Watching the CEO of America’s Test Kitchen carefully peel a ginger root, one thing is clear: David Nussbaum is no professional chef.
A media veteran who founded his own trade magazine before he turned 30, Nussbaum (COM’79) stands in the bustling main test kitchen at the Brookline-based company, watching intently as a professional chef—one of more than 50 who develop America’s Test Kitchen recipes—shows him how to quickly strip root after root of its light-brown exterior. (The secret? Use the round edge of a small spoon, not a knife.) Since becoming the company’s first CEO in 2015, Nussbaum has made a concerted effort to get into the kitchen. Like millions of tentative home cooks, he’s been relying on America’s Test Kitchen’s thoroughly vetted recipes to help him avoid culinary catastrophes.
He is especially proud of his American Chop Suey, a dish he made using an America’s Test Kitchen recipe. “Let me show you a picture of it,” he says. He’s determined to find it. For the next five minutes or so, he hunts through his computer for a photo. He gets halfway through a question about filming new shows for PBS without longtime host Christopher Kimball before—bingo! “Here it is, I found it,” he says with excitement. “Here’s what it looks like in the book, and here’s mine; doesn’t it look good? I love this dish, it’s so good. Glad I found that.”

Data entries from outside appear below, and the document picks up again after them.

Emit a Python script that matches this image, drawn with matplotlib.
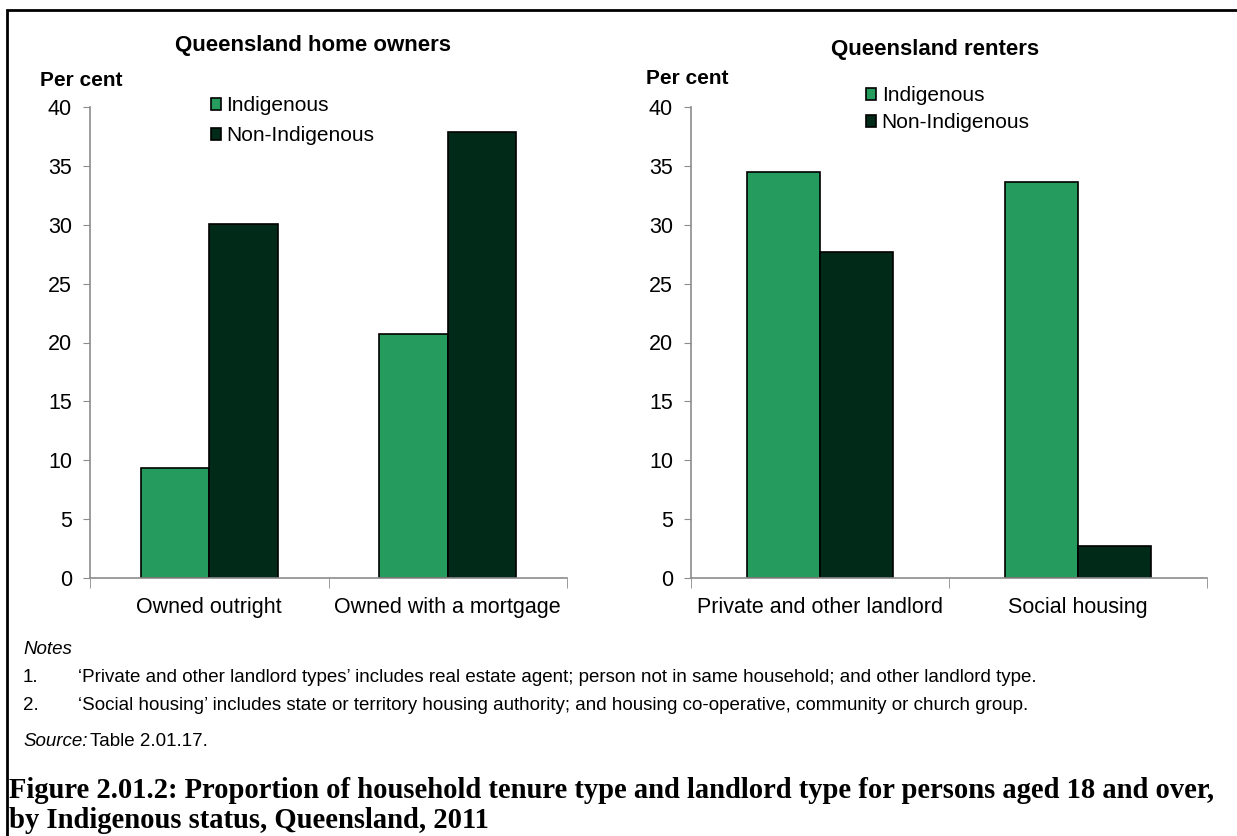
import numpy as np
import matplotlib
matplotlib.use('Agg')
import matplotlib.pyplot as plt
from matplotlib.patches import Patch, Rectangle

plt.rcParams['font.family'] = ['Liberation Sans', 'DejaVu Sans']

# data
owner_cats = ['Owned outright', 'Owned with a mortgage']
owner_indig = [9.3, 20.7]
owner_non = [30.1, 37.9]

renter_cats = ['Private and other landlord', 'Social housing']
renter_indig = [34.5, 33.6]
renter_non = [27.7, 2.7]

series_names = ['Indigenous', 'Non-Indigenous']
yticks = [0, 5, 10, 15, 20, 25, 30, 35, 40]

notes = [
    '\u2018Private and other landlord types\u2019 includes real estate agent; person not in same household; and other landlord type.',
    '\u2018Social housing\u2019 includes state or territory housing authority; and housing co-operative, community or church group.',
]

GREEN = '#269B5E'
DARK = '#022A19'
AXC = '#8c8c8c'

W, H = 1237, 836
fig = plt.figure(figsize=(W / 100, H / 100), dpi=100)


def px(x, y):
    return x / W, 1 - y / H


def panel(rect, cats, indig, non, title, title_xy, pc_xy, leg_xy, leg_space, bw):
    ax = fig.add_axes(rect)
    x = np.arange(len(cats))
    ax.bar(x - bw / 2, indig, bw, color=GREEN, edgecolor='black', linewidth=1.2)
    ax.bar(x + bw / 2, non, bw, color=DARK, edgecolor='black', linewidth=1.2)
    ax.set_xlim(-0.5, len(cats) - 0.5)
    ax.set_ylim(0, 40)
    ax.set_yticks(yticks)
    ax.tick_params(axis='y', labelsize=15.5, length=5, color=AXC, pad=8)
    ax.set_xticks(x)
    ax.set_xticklabels(cats, fontsize=15.5)
    ax.tick_params(axis='x', length=0, pad=14)
    ax.set_xticks(np.arange(len(cats) + 1) - 0.5, minor=True)
    ax.tick_params(axis='x', which='minor', length=7, color=AXC)
    for s in ['top', 'right']:
        ax.spines[s].set_visible(False)
    for s in ['left', 'bottom']:
        ax.spines[s].set_color(AXC)
        ax.spines[s].set_linewidth(1.2)
    fig.text(*px(*title_xy), title, fontsize=16, fontweight='bold', ha='center', va='center')
    fig.text(*px(*pc_xy), 'Per cent', fontsize=15, fontweight='bold', ha='left', va='center')
    handles = [Patch(facecolor=GREEN, edgecolor='black', linewidth=1.2),
               Patch(facecolor=DARK, edgecolor='black', linewidth=1.2)]
    fig.legend(handles, series_names, loc='upper left', bbox_to_anchor=px(*leg_xy),
               frameon=False, fontsize=15, handlelength=0.5, handleheight=0.5,
               handletextpad=0.25, labelspacing=leg_space, borderpad=0, borderaxespad=0)
    return ax


panel([90 / W, 1 - 578 / H, 477 / W, 471 / H], owner_cats, owner_indig, owner_non,
      'Queensland home owners', (313, 46), (40, 80), (211, 96), 0.55, 0.287)
panel([691 / W, 1 - 578 / H, 516 / W, 471 / H], renter_cats, renter_indig, renter_non,
      'Queensland renters', (935, 50), (646, 78), (866, 86), 0.4, 0.283)

# notes and source
fs = 13.5
fig.text(*px(23, 650), 'Notes', fontsize=fs, style='italic', va='center')
for i, n in enumerate(notes):
    fig.text(*px(23, 677 + 28 * i), f'{i + 1}.', fontsize=fs, va='center')
    fig.text(*px(78, 677 + 28 * i), n, fontsize=fs, va='center')
fig.text(*px(23, 742), 'Source:', fontsize=fs, style='italic', va='center')
fig.text(*px(90, 742), 'Table 2.01.17.', fontsize=fs, va='center')

cap_kw = dict(fontsize=20.6, fontweight='bold', va='center', family=['Liberation Serif', 'DejaVu Serif'])
fig.text(*px(9, 790), 'Figure 2.01.2: Proportion of household tenure type and landlord type for persons aged 18 and over,', **cap_kw)
fig.text(*px(9, 820), 'by Indigenous status, Queensland, 2011', **cap_kw)

# outer frame (right and bottom edges fall outside the image)
fig.patches.append(Rectangle(px(7, 900), 1.5, (900 - 10) / H, transform=fig.transFigure,
                             fill=False, edgecolor='black', linewidth=2))

fig.savefig('out.png', dpi=100)
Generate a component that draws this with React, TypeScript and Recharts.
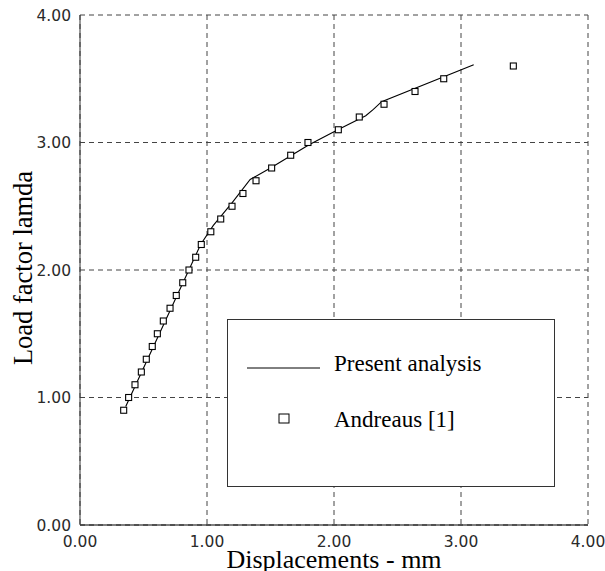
import React from "react"
import {
  ComposedChart,
  Line,
  Scatter,
  XAxis,
  YAxis,
  CartesianGrid,
  Legend,
  Label,
} from "recharts"

// Present analysis curve
const presentX = [0.36, 0.95, 1.05, 1.2, 1.34, 1.5, 1.8, 2.03, 2.25, 2.31, 2.375, 3.1]
const presentY = [0.93, 2.2, 2.35, 2.53, 2.71, 2.8, 2.98, 3.1, 3.21, 3.26, 3.32, 3.61]

// Andreaus [1] experimental points
const andreausX = [
  0.344, 0.383, 0.433, 0.483, 0.522, 0.569, 0.609, 0.656, 0.709, 0.758, 0.809, 0.858, 0.911, 0.955,
  1.03, 1.108, 1.197, 1.283, 1.386, 1.509, 1.659, 1.795, 2.034, 2.199, 2.394, 2.638, 2.864, 3.412,
]
const andreausY = [
  0.9, 1.0, 1.1, 1.2, 1.3, 1.4, 1.5, 1.6, 1.7, 1.8, 1.9, 2.0, 2.1, 2.2,
  2.3, 2.4, 2.5, 2.6, 2.7, 2.8, 2.9, 3.0, 3.1, 3.2, 3.3, 3.4, 3.5, 3.6,
]

const xTicks = [0, 1, 2, 3, 4]
const yTicks = [0, 1, 2, 3, 4]

const presentData = presentX.map((x, i) => ({ x, y: presentY[i] }))
const andreausData = andreausX.map((x, i) => ({ x, y: andreausY[i] }))

const tickStyle = { fontFamily: "DejaVu Sans", fontSize: 15.5, fill: "#2a2a2a" }
const serif = "Liberation Serif"

function SquareMark(props: any) {
  const { cx, cy } = props
  if (cx == null || cy == null) return null
  return <rect x={cx - 3} y={cy - 3} width={6} height={6} fill="#fff" stroke="#000" strokeWidth={1.1} />
}

function LegendBox() {
  const textStyle: React.CSSProperties = {
    position: "absolute",
    left: 106,
    whiteSpace: "nowrap",
    fontFamily: serif,
    fontSize: 23,
    lineHeight: "26px",
    color: "#000",
  }
  return (
    <div
      style={{
        position: "relative",
        width: 328,
        height: 168,
        boxSizing: "border-box",
        border: "1px solid #333",
        background: "#fff",
      }}
    >
      <svg width={328} height={168} style={{ position: "absolute", left: -1, top: -1 }}>
        <line x1={20} x2={93} y1={49} y2={49} stroke="#000" strokeWidth={1} />
        <rect x={52} y={95} width={10} height={9} fill="#fff" stroke="#000" strokeWidth={1} />
      </svg>
      <div style={{ ...textStyle, top: 31 }}>Present analysis</div>
      <div style={{ ...textStyle, top: 87 }}>Andreaus [1]</div>
    </div>
  )
}

export default function App() {
  return (
    <div style={{ position: "absolute", left: 0, top: 0, background: "#fff" }}>
      <ComposedChart width={605} height={571} margin={{ top: 15, right: 17, left: 0, bottom: 0 }}>
        <CartesianGrid stroke="#444" strokeDasharray="5 4" />
        <XAxis
          type="number"
          dataKey="x"
          domain={[0, 4]}
          ticks={xTicks}
          tickFormatter={(v: number) => v.toFixed(2)}
          tick={tickStyle}
          tickLine={false}
          tickMargin={5}
          axisLine={{ stroke: "#000", strokeWidth: 1.2 }}
          height={46}
          allowDataOverflow
        >
          <Label
            value="Displacements - mm"
            position="insideBottom"
            offset={3}
            style={{ fontFamily: serif, fontSize: 26, fill: "#000" }}
          />
        </XAxis>
        <YAxis
          type="number"
          dataKey="y"
          domain={[0, 4]}
          ticks={yTicks}
          tickFormatter={(v: number) => v.toFixed(2)}
          tick={tickStyle}
          tickLine={false}
          tickMargin={3}
          axisLine={{ stroke: "#333", strokeWidth: 1 }}
          width={80}
          allowDataOverflow
        >
          <Label
            content={() => (
              <text
                x={23}
                y={268}
                transform="rotate(-90 23 268)"
                textAnchor="middle"
                dominantBaseline="central"
                style={{ fontFamily: serif, fontSize: 26.5, fill: "#000" }}
              >
                Load factor lamda
              </text>
            )}
          />
        </YAxis>
        <Legend
          layout="horizontal"
          verticalAlign="middle"
          align="center"
          wrapperStyle={{ position: "absolute", left: 227, top: 319, width: 328, height: 168 }}
          content={() => <LegendBox />}
        />
        <Line
          data={presentData}
          dataKey="y"
          type="linear"
          stroke="#000"
          strokeWidth={1.1}
          dot={false}
          activeDot={false}
          isAnimationActive={false}
          legendType="none"
        />
        <Scatter
          data={andreausData}
          dataKey="y"
          shape={SquareMark}
          isAnimationActive={false}
          legendType="none"
        />
      </ComposedChart>
    </div>
  )
}
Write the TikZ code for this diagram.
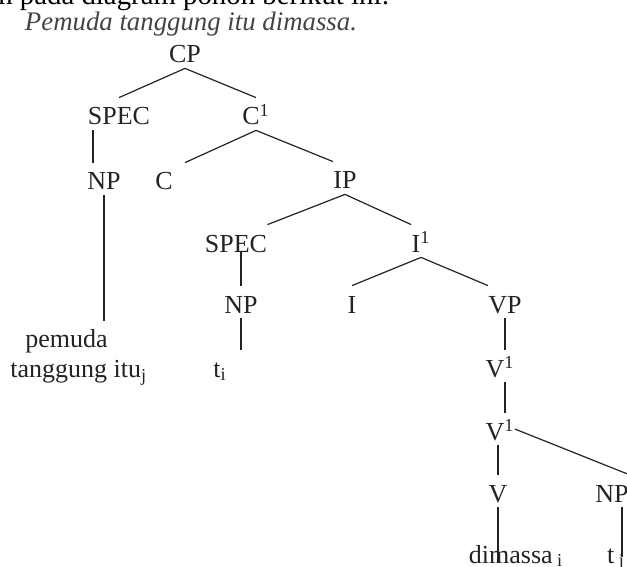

Consistently allowing home cooks to replicate that feeling of triumph—without resorting to complicated techniques or hard-to-find ingredients—has been at the heart of America’s Test Kitchen’s success. For more than two decades, the company has honed a distinctively methodical approach to creating recipes and assessing kitchen tools. It produces two popular PBS shows, America’s Test Kitchen and Cook’s Country, two magazines with more than a million paid subscribers and no ads, scores of cookbooks, an online cooking school, and more.